The reminders always came when she wasn’t expecting them. She’d thought about the baby she’d miscarried shortly after Ant’s death for almost the whole flight, maybe because this was the furthest she’d been from the wreath of candles she’d added to her brother’s grave as a memorial to her lost baby. She was further than she’d ever been from either of them now.
Her hand went to her belly. How would he have looked by now, if he’d made it to full term? She’d always imagined it had been a he. She’d called him Little Bean.
The nightmares used to make her howl, all of it at once. She’d lost both Ant and the baby a thousand times over in her dreams.

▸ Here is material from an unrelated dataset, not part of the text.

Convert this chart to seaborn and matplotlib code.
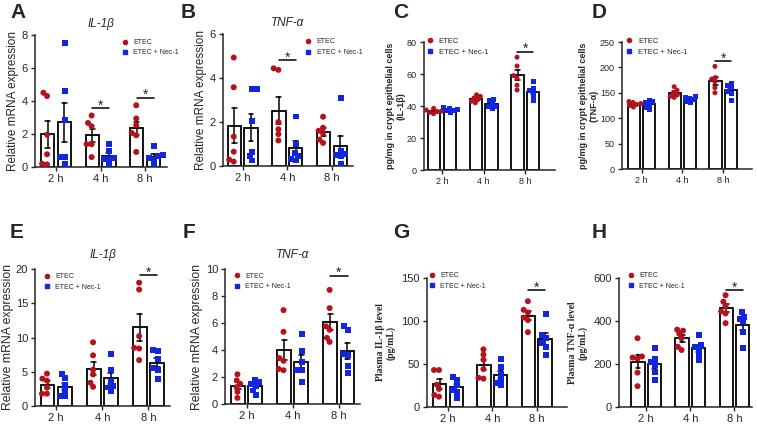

She’d drifted through her days back then like a ghost around her fiancé, Sanjay, thinking if she’d paid more attention to Ant’s ever-growing antisocial habits she might have noticed sooner that he liked a little more than a drink at the end of a long day. Her younger brother had always been more prone to wild nights out than her, but she’d thought he’d stopped all that to focus on med school. She should have checked up on him more frequently, asked him who he was with when he stopped picking up his phone at night. Maybe if she had, he wouldn’t have OD’d in a drunken haze, and she wouldn’t have been such a bad host for a baby.

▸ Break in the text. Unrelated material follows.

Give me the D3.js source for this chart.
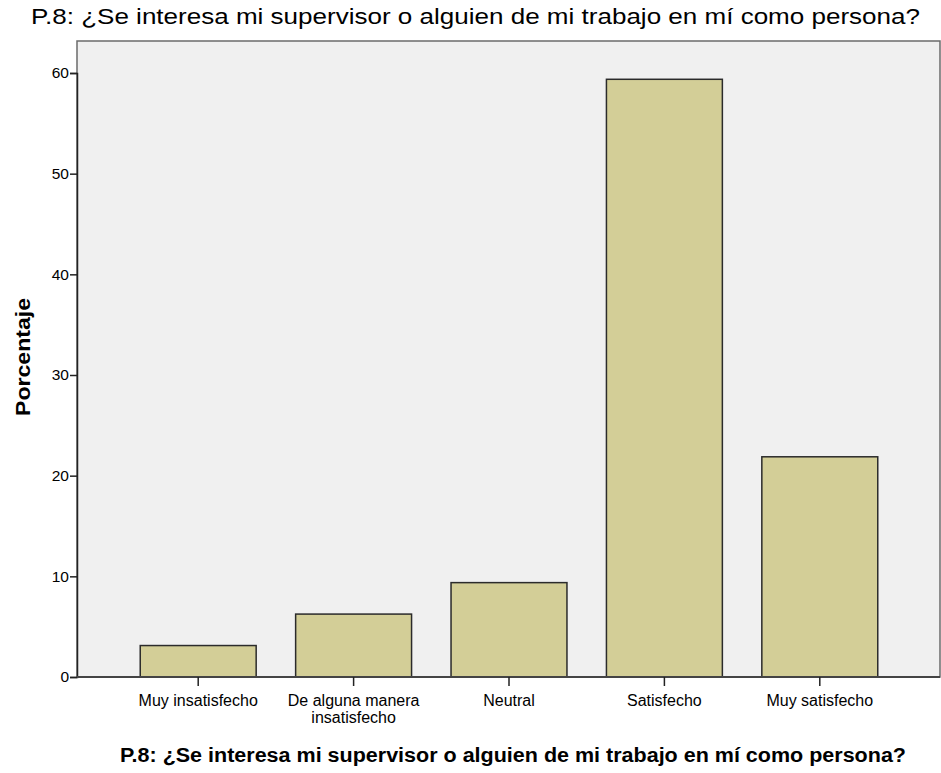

What was Sanjay doing now? Did he even know she’d left New York? Gazing out of the window, she swore she saw his face in a cloud.
Sanjay had blamed their sudden split on her needing ‘proper care’ after losing the baby, but Ophelia knew he’d been looking for a way out of their engagement long before Ant’s death and the pregnancy. They were just too different, he a jazz musician in three different bands, she a medical professional. Their schedules had never aligned and neither had their priorities. The day he’d broken off the engagement she’d felt a strange kind of relief, as if losing the baby had saved them both somehow from compounding their mistakes.
She had never told anyone that, though. It would have sounded as though she hadn’t wanted to be a mother. She had wanted to be a mother, more than anything. Not like Sanjay. She’d always known his religious father had pressed him into proposing to her when she fell pregnant, but she’d still said yes. And he’d definitely been relieved when the miscarriage let him off the hook. No more Little Bean. No more engagement. No more Sanjay.
‘Just go clear your head, find your peace,’ her sweet, enduring mother, Cecelia, had said only this morning. ‘And come back rested and ready. Your father can’t wait for you to start this new chapter of our lives together. Ant would have been so proud of you.’
Ophelia couldn’t help but wonder if things would really be so peaceful where she was headed. She would still be surrounded by emergencies after all. She tried to picture the Clayborns. She knew from her research they were doctors and environmentalists, and local heroes.
She forgot her worries, suddenly, recalling Jax’s low, gravelly Montana drawl. It had come to her unsummoned from time to time since her interview with him and Dr Carson Fenway. Before that she’d never had a conversation with anyone who had a set of vintage skis mounted on the wall behind him, but it wasn’t just the décor of their million-dollar ski lodge that had stuck with her.
Jax was undeniably handsome. She recalled the way her words had caught in her throat, in spite of her cool demeanour, when she’d first logged on to the call and seen his piercing eyes, the slight dimple in his stubbled chin, the way his broad shoulders and big, strong arms filled out his sweater. He’d been consummately professional, and so had she, but there had been a moment at the end of their conversation, she swore, when they’d met each other’s eyes for a handful of long, silent seconds, seemingly just taking one another in, acknowledging a sudden shared shift in normality. It had left her feeling quite flustered for the rest of the day.
Thinking twice about the real-life Jax waiting for her at the airport, she hastily checked her mascara hadn’t streaked mid-flight. They were almost at Bozeman.